Microwave Vacuum Drying of Scallop ( Patinopecten yessoensis ) Adductor Muscle: Mathematical Modeling and Numerical Simulations

ABSTRACT This study aimed to explore the mass transfer process of scallop microwave‐vacuum drying and the reasons for quality degradation caused by high microwave power. Specifically, the microwave vacuum drying experiment and multiphysics simulation of the scallop adductor muscle were conducted under different microwave power densities (1, 2, 3, and 4 W/g). The results demonstrated that the Page model can effectively fit the moisture ratio change rule during microwave vacuum drying, and the parameters K and n were well nonlinear with the microwave power density.
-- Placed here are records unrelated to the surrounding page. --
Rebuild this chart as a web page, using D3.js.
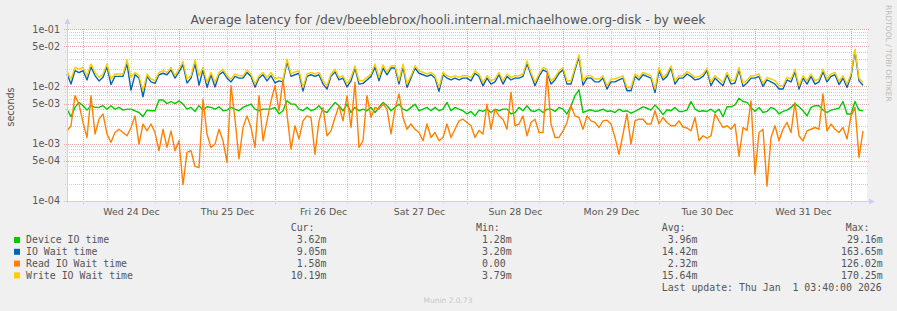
<!DOCTYPE html>
<html>
<head>
<meta charset="utf-8">
<script src="https://cdn.jsdelivr.net/npm/d3@7"></script>
<style>
body { margin: 0; background: #f0f0f0; }
svg { display: block; }
svg text { white-space: pre; }
</style>
</head>
<body>
<svg id="chart" width="897" height="311"></svg>
<script>
// hourly samples in milliseconds, first one at Tue 23 Dec 20:00
var deviceIO = [
  4.0,2.95,4.3,5.25,4.6,3.85,4.6,4.3,4.3,4.6, 4.0,4.6,4.0,4.3,3.85,4.0,4.0,3.75,3.5,2.95,
  3.85,3.75,3.75,5.8,5.8,5.0,5.45,5.0,5.6,4.9, 4.0,4.3,3.65,4.6,3.85,4.4,4.3,4.0,4.4,3.75,
  3.85,4.3,4.0,3.75,4.3,4.6,4.9,4.0,3.75,4.0,
  4.0,4.0,4.3,3.3,3.75,5.6,4.9,4.9,4.0,3.75, 4.3,3.75,4.0,4.6,3.75,3.5,4.3,5.25,4.6,3.75,
  4.9,3.5,4.3,3.75,4.0,3.75,4.3,3.5,4.3,5.25, 4.6,3.75,4.3,4.9,4.0,3.75,4.3,4.9,3.75,4.0,
  4.3,3.75,4.3,3.75,4.0,5.25,3.75,4.3,4.0,3.75,
  3.3,3.65,3.05,3.85,3.65,4.0,3.5,4.0,3.75,4.0, 4.0,3.3,3.5,4.3,3.75,4.6,3.75,3.65,4.0,3.5,
  4.0,4.0,3.65,4.3,4.0,3.3,4.6,6.9,8.7,3.5, 3.75,3.9,3.65,3.75,4.0,3.65,3.75,3.5,4.0,3.65,
  3.75,3.4,3.65,4.0,4.4,4.15,3.85,4.75,4.0,3.2,
  3.9,3.75,4.3,3.65,3.65,3.85,5.45,4.0,3.65,3.75, 3.65,4.0,3.5,4.0,2.95,4.4,4.4,4.75,6.2,5.45,
  5.25,4.3,3.65,4.3,3.5,3.65,4.3,4.0,3.3,3.65, 3.85,4.3,5.0,4.4,3.75,3.05,4.3,4.6,4.6,3.85,
  3.5,3.85,4.0,4.15,5.45,3.3,3.3,5.45,3.85,3.75
];
var ioWait = [
  16.5,11,19,17.5,19,13,22,15.5,12.5,14.5, 22,10.8,15,15,15,25,8.6,16,14,6.6,
  15,12,11.3,16,17,16,19.5,14,18,24, 11.5,14,25,10.5,19.5,9.6,16,9.8,16,18,
  14,12,15,14,14,17.5,15,9.7,14,16,
  12.5,15.5,11.5,12.5,12,27,15,16,17,8.3, 15,16,15,16,11,9,15,18,13,14,
  9.8,12.5,21,11,11.3,13,15,22,12.5,21, 16,21,21,11,22,9.6,14,21,17,16,
  15,16,14,8.2,16,14,13,14,13,14,
  14,12.5,17,15,10.2,14,11,12,16,11, 15,13,14,14,15,25,16,10.3,15,19.5,
  18,11,13,17,19.5,11,11,19.5,33,10.5, 14,14,12,12,14,9,12,12,13,14,
  8.4,8.4,15,13,16,15,14,7.8,19,13,
  15,21,11,14,14,16.5,15,13,13.5,15, 19,10.3,14,12,10.3,16,11,11.5,19.5,10,
  11.5,14,14,15,10,13,12,11,9,9, 13,12,18,9,14,11,15,11,12,18,
  12,15,16,10.8,14,9.6,15,42,12.5,10.5
];
var readWait = [
  1.67,2.05,6.9,4.9,2.34,1.28,6.9,1.47,2.67,3.3, 1.47,1.05,1.56,1.78,1.56,1.37,1.91,3.05,0.98,2.2,
  1.67,2.2,1.56,0.75,1.78,0.855,1.67,0.75,1.12,0.19, 0.7,0.75,0.4,0.38,6.0,1.47,0.855,0.98,1.78,1.12,
  0.47,10.3,2.67,0.54,1.91,3.05,1.91,0.855,6.9,1.12,
  2.5,5.6,10.3,3.75,13.5,3.3,0.8,2.05,1.2,2.5, 3.05,2.86,0.65,2.5,4.3,1.37,1.67,2.86,4.6,2.5,
  6.9,1.91,11.8,0.855,1.12,6.9,2.86,4.3,4.0,4.9, 4.0,1.47,4.0,7.4,2.86,1.78,2.2,1.78,1.56,1.12,
  2.2,1.28,1.56,1.12,1.28,2.2,1.28,1.78,2.5,2.67,
  2.34,2.05,1.28,1.7,1.47,4.9,1.78,4.0,3.05,2.67, 1.78,7.9,2.05,2.2,3.05,1.37,2.34,2.67,1.56,1.56,
  16.5,2.2,1.28,1.28,1.67,2.34,4.6,3.05,2.86,1.78, 3.05,2.5,2.34,1.91,2.5,2.57,2.2,1.28,0.65,1.47,
  3.3,0.98,2.5,2.67,2.67,2.2,2.2,3.75,2.2,2.86,
  2.34,2.05,2.05,2.5,1.95,1.87,1.67,2.86,1.12,1.37, 1.25,1.37,3.3,2.5,1.91,2.05,1.78,2.2,0.6,1.91,
  1.7,5.6,0.29,1.56,1.78,0.18,1.28,2.05,1.12,1.78, 2.34,1.56,5.25,1.37,1.12,1.67,1.78,1.91,1.78,7.4,
  1.67,2.2,1.78,1.56,1.91,1.2,3.05,4.3,0.57,1.67
];
var writeWait = [
  18.8,13.5,21.5,20,21.5,15.4,24.7,17.6,14.4,16.5, 24.7,13.5,16.5,16.5,16.5,29,14.4,17.6,15.4,8.4,
  16.5,13.5,12.6,17.6,18.8,17.6,21.5,15.4,20,27.5, 13.5,15.4,29,15.4,21.5,11.8,17.6,11.8,17.6,20,
  15.4,13.5,16.5,15.4,15.4,19.3,16.5,11,15.4,17.6,
  14.4,17.6,13.5,14.4,13.5,30,16.5,18,18.8,9.6, 16.5,17.6,16.5,17.6,12.6,10.3,16.5,20,14.4,15.4,
  11,14.4,23,12.6,12.6,14.4,16.5,24.7,14.4,24, 17.6,23,23,12.6,24.7,11,15.4,23,18.8,17.6,
  16.5,17.6,15.4,9.6,17.6,15.4,14.4,15.4,14.4,15.4,
  15.4,14.4,18.8,16.5,11.8,15.4,12.6,13.5,17.6,12.6, 16.5,14.4,15.4,15.4,16.5,28,17.6,11.8,16.5,21.5,
  20,12.6,14.4,18.8,21.5,12.6,12.6,21.5,36,12.6, 15.4,15.4,13.5,13.5,15.4,10.3,13.5,13.5,14.4,15.4,
  9.6,9.6,16.5,14.4,17.6,16.5,15.4,9,21.5,14.4,
  16.9,23,12.6,15.4,15.4,18.3,16.5,14.4,15,16.5, 21,11.8,15.4,13.5,11.8,17.6,12.6,13,21.5,11.4,
  13,15.4,15.4,16.5,11.4,14.4,13.5,12.6,10.3,10.3, 14.4,13.5,20,10.3,15.4,12.6,16.5,12.6,13.5,20,
  13.5,16.5,17.6,12.3,15.4,11,16.5,45,13.9,11.8
];

var seriesNames = ["Device IO time", "IO Wait time", "Read IO Wait time", "Write IO Wait time"];
var curVals = [" 3.62m", " 9.05m", " 1.58m", "10.19m"];
var minVals = [" 1.28m", " 3.20m", " 0.00", " 3.79m"];
var avgVals = [" 3.96m", "14.42m", " 2.32m", "15.64m"];
var maxVals = ["29.16m", "163.65m", "126.02m", "170.25m"];

var yTicks = [1e-1, 5e-2, 1e-2, 5e-3, 1e-3, 5e-4, 1e-4];
var yTickLabels = ["1e-01", "5e-02", "1e-02", "5e-03", "1e-03", "5e-04", "1e-04"];
var dayLabels = ["Wed 24 Dec", "Thu 25 Dec", "Fri 26 Dec", "Sat 27 Dec", "Sun 28 Dec", "Mon 29 Dec", "Tue 30 Dec", "Wed 31 Dec"];

var colors = ["#00cc00", "#0066b3", "#ff8000", "#ffcc00"];

function draw()
{
  var allSeries = [deviceIO, ioWait, readWait, writeWait];
  var svg = d3.select("#chart");
  var pLeft = 67, pRight = 867, pTop = 29.3, pBottom = 200.7;
  var start = Date.UTC(2025, 11, 23, 20, 0);
  var end = start + 800 * 900 * 1000;

  var x = d3.scaleUtc().domain([start, end]).range([pLeft, pRight]);
  var y = d3.scaleLog().domain([1e-4, 1e-1]).range([pBottom, pTop]);

  var sans = "DejaVu Sans, sans-serif";
  var mono = "DejaVu Sans Mono, monospace";

  svg.append("rect").attr("x", pLeft).attr("y", 29).attr("width", pRight - pLeft).attr("height", 172)
    .attr("fill", "#fff");

  // horizontal grid
  var hmin = [], hmaj = [];
  [1e-4, 1e-3, 1e-2].forEach(function(d) {
    for (var m = 1; m <= 9; m++) {
      if (m == 1 || m == 5) hmaj.push(m * d); else hmin.push(m * d);
    }
  });
  hmaj.push(1e-1);

  var grid = svg.append("g").attr("shape-rendering", "crispEdges");
  grid.selectAll(".hmin").data(hmin).enter().append("line")
    .attr("x1", pLeft - 2).attr("x2", pRight + 2)
    .attr("y1", function(d) { return Math.round(y(d)) + 0.5 })
    .attr("y2", function(d) { return Math.round(y(d)) + 0.5 })
    .attr("stroke", "#d0d0d0").attr("stroke-dasharray", "1,1");

  var hours = d3.utcHour.every(6).range(new Date(start), new Date(end));
  grid.selectAll(".vline").data(hours).enter().append("line")
    .attr("x1", function(d) { return Math.round(x(d)) + 0.5 })
    .attr("x2", function(d) { return Math.round(x(d)) + 0.5 })
    .attr("y1", 29).attr("y2", pBottom + 3)
    .attr("stroke", function(d) { return d.getUTCHours() == 0 ? "#e5a9a9" : "#d0d0d0" })
    .attr("stroke-dasharray", "1,1");

  grid.selectAll(".hmaj").data(hmaj).enter().append("line")
    .attr("x1", pLeft - 3).attr("x2", pRight + 2)
    .attr("y1", function(d) { return Math.round(y(d)) + 0.5 })
    .attr("y2", function(d) { return Math.round(y(d)) + 0.5 })
    .attr("stroke", "#e5a9a9").attr("stroke-dasharray", "1,1");

  // series
  var line = d3.line()
    .x(function(d, i) { return x(start + i * 3600 * 1000) })
    .y(function(d) { return y(d / 1000) });

  svg.append("g").selectAll("path").data(allSeries).enter().append("path")
    .attr("d", line)
    .attr("fill", "none")
    .attr("stroke", function(d, i) { return colors[i] })
    .attr("stroke-width", 1.4)
    .attr("stroke-linejoin", "round");

  // axes
  var axisCol = "#c8d0f4";
  svg.append("line").attr("x1", pLeft + 0.5).attr("x2", pLeft + 0.5).attr("y1", pBottom + 2).attr("y2", 23)
    .attr("stroke", axisCol);
  svg.append("path").attr("d", "M" + (pLeft - 2.5) + ",24 L" + (pLeft + 0.5) + ",18 L" + (pLeft + 3.5) + ",24 Z")
    .attr("fill", axisCol);
  svg.append("line").attr("x1", pLeft - 3).attr("x2", pRight + 3).attr("y1", pBottom + 0.8).attr("y2", pBottom + 0.8)
    .attr("stroke", axisCol);
  svg.append("path").attr("d", "M" + (pRight + 2) + "," + (pBottom - 2.2) + " L" + (pRight + 8) + "," + (pBottom + 0.8) +
      " L" + (pRight + 2) + "," + (pBottom + 3.8) + " Z")
    .attr("fill", axisCol);

  var yAxis = d3.axisLeft(y).tickValues(yTicks)
    .tickFormat(function(d, i) { return yTickLabels[i] }).tickSize(0).tickPadding(7);
  var gy = svg.append("g").attr("transform", "translate(" + pLeft + ",0)").call(yAxis);
  gy.select(".domain").remove();
  gy.selectAll("text").attr("font-family", sans).attr("font-size", "9.6px").attr("fill", "#555");

  var noons = dayLabels.map(function(d, i) { return Date.UTC(2025, 11, 24 + i, 12, 0) });
  var xAxis = d3.axisBottom(x).tickValues(noons)
    .tickFormat(function(d, i) { return dayLabels[i] }).tickSize(0).tickPadding(8);
  var gx = svg.append("g").attr("transform", "translate(0," + pBottom + ")").call(xAxis);
  gx.select(".domain").remove();
  gx.selectAll("text").attr("font-family", sans).attr("font-size", "9.4px").attr("fill", "#555");

  // titles
  svg.append("text").attr("x", 448).attr("y", 24).attr("text-anchor", "middle")
    .attr("font-family", sans).attr("font-size", "12.4px").attr("fill", "#555")
    .text("Average latency for /dev/beeblebrox/hooli.internal.michaelhowe.org-disk - by week");

  svg.append("text").attr("transform", "translate(14,107) rotate(-90)").attr("text-anchor", "middle")
    .attr("font-family", sans).attr("font-size", "9.6px").attr("fill", "#555").text("seconds");

  svg.append("text").attr("transform", "translate(885.5,5) rotate(90)")
    .attr("font-family", sans).attr("font-size", "7.5px").attr("fill", "#bbbbbb").text("RRDTOOL / TOBI OETIKER");

  svg.append("text").attr("x", 448).attr("y", 302.5).attr("text-anchor", "middle")
    .attr("font-family", sans).attr("font-size", "7.5px").attr("fill", "#c8c8c8").text("Munin 2.0.73");

  // legend
  var leg = svg.append("g").attr("font-family", mono).attr("font-size", "9.9px").attr("fill", "#555");
  var rowY = function(i) { return 243.3 + i * 11.8 };

  function txt(g, xx, yy, s, anchor) {
    return g.append("text").attr("xml:space", "preserve").attr("x", xx).attr("y", yy)
      .attr("text-anchor", anchor || "start").text(s);
  }

  txt(leg, 290.7, 230.8, "Cur:");
  txt(leg, 476, 230.8, "Min:");
  txt(leg, 661.7, 230.8, "Avg:");
  txt(leg, 845.7, 230.8, "Max:");

  seriesNames.forEach(function(name, i) {
    leg.append("rect").attr("x", 14).attr("y", rowY(i) - 6.3)
      .attr("width", 6).attr("height", 6).attr("fill", colors[i]);
    txt(leg, 26, rowY(i), name);
    txt(leg, 290.7, rowY(i), curVals[i]);
    txt(leg, 476, rowY(i), minVals[i]);
    txt(leg, 661.7, rowY(i), avgVals[i]);
    txt(leg, 882.7, rowY(i), maxVals[i], "end");
  });

  txt(leg, 661.7, rowY(4), "Last update: Thu Jan  1 03:40:00 2026");
}

draw();
</script>
</body>
</html>
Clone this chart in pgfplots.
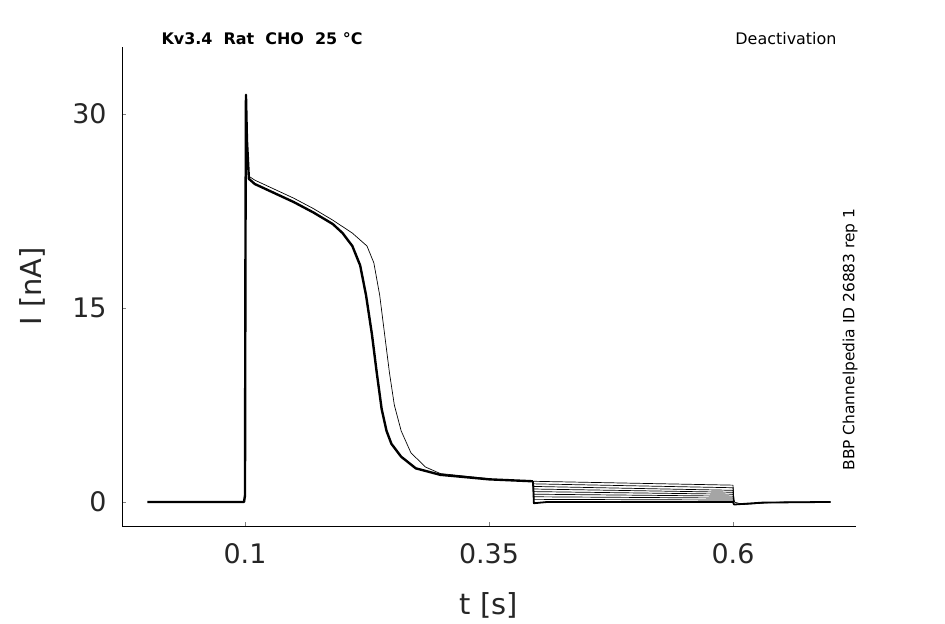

The microwave power density of 1 W/g was the appropriate process parameter for microwave vacuum drying of the scallop's adductor muscle; the dried scallop was light yellow in color and compact in texture, without burning spots or deformation. The shrinkage rate was 62.32%, the protein retention rate was 97.01%, and the energy consumption was 11.04 kWh/kg. In addition, COMSOL Multiphysics software was adopted to establish a three‐field coupling model of electromagnetic field, solid heat transfer, and dilute substance transfer. It was confirmed that the temperature of the scallop adductor muscle increased with increasing power and time, and the temperature and moisture content at the scallop center exhibited a gradient surplus with the surface, which accelerated the outward migration of water. Hot spots were distributed at the cylindrical edge and the vertex center, while the water concentration distribution was equally different and related to the temperature distribution. This explained the fundamental cause of burning, waist collapse, and top depression in the drying of the scallop adductor muscle under high power.